Mathematical Insights into Protein Architecture: Persistent Homology and Machine Learning Applied to the Flagellar Motor
Zakaria Lamine, Abdelatif Hafid, Mohamed Rahouti
TL;DR
This work develops a framework that uses persistent homology to extract multiscale topological features from protein structures and integrates them with biochemical descriptors to classify bacterial flagellar motors as rotated or stalled. The authors formalize the algebraic topology underpinning persistence, implement a filtration-based pipeline on PDB data, and fuse topological and biochemical features within an XGBoost classifier. The approach yields around 90% classification accuracy and includes practical tools such as barcodes visualization and a GUI for real-time predictions.

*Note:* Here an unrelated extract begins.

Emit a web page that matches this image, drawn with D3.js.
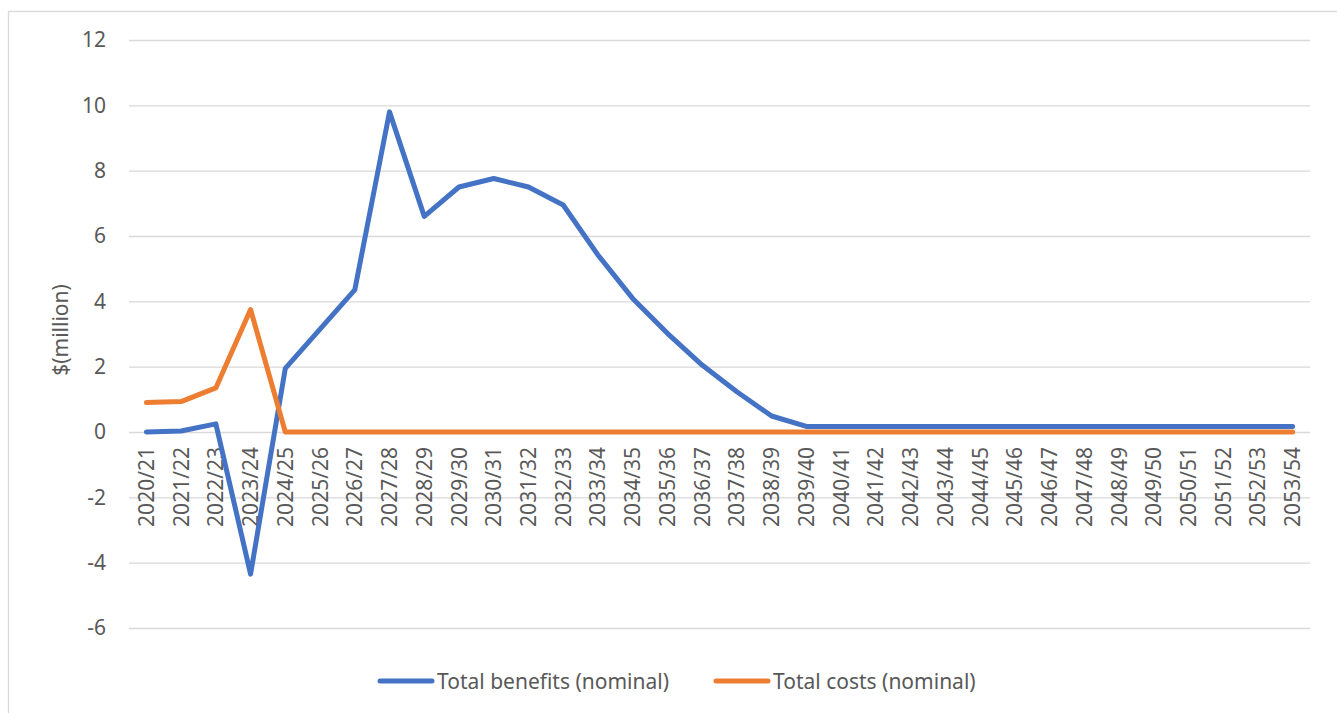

Overall, the study demonstrates that topology-informed descriptors can reveal functionally relevant patterns beyond traditional geometric measures, with potential for broader protein-function prediction.
Abstract
We present a machine learning approach that leverages persistent homology to classify bacterial flagellar motors into two functional states: rotated and stalled. By embedding protein structural data into a topological framework, we extract multiscale features from filtered simplicial complexes constructed over atomic coordinates. These topological invariants, specifically persistence diagrams and barcodes, capture critical geometric and connectivity patterns that correlate with motor function. The extracted features are vectorized and integrated into a machine learning pipeline that includes dimensionality reduction and supervised classification. Applied to a curated dataset of experimentally characterized flagellar motors from diverse bacterial species, our model demonstrates high classification accuracy and robustness to structural variation. This approach highlights the power of topological data analysis in revealing functionally relevant patterns beyond the reach of traditional geometric descriptors, offering a novel computational tool for protein function prediction.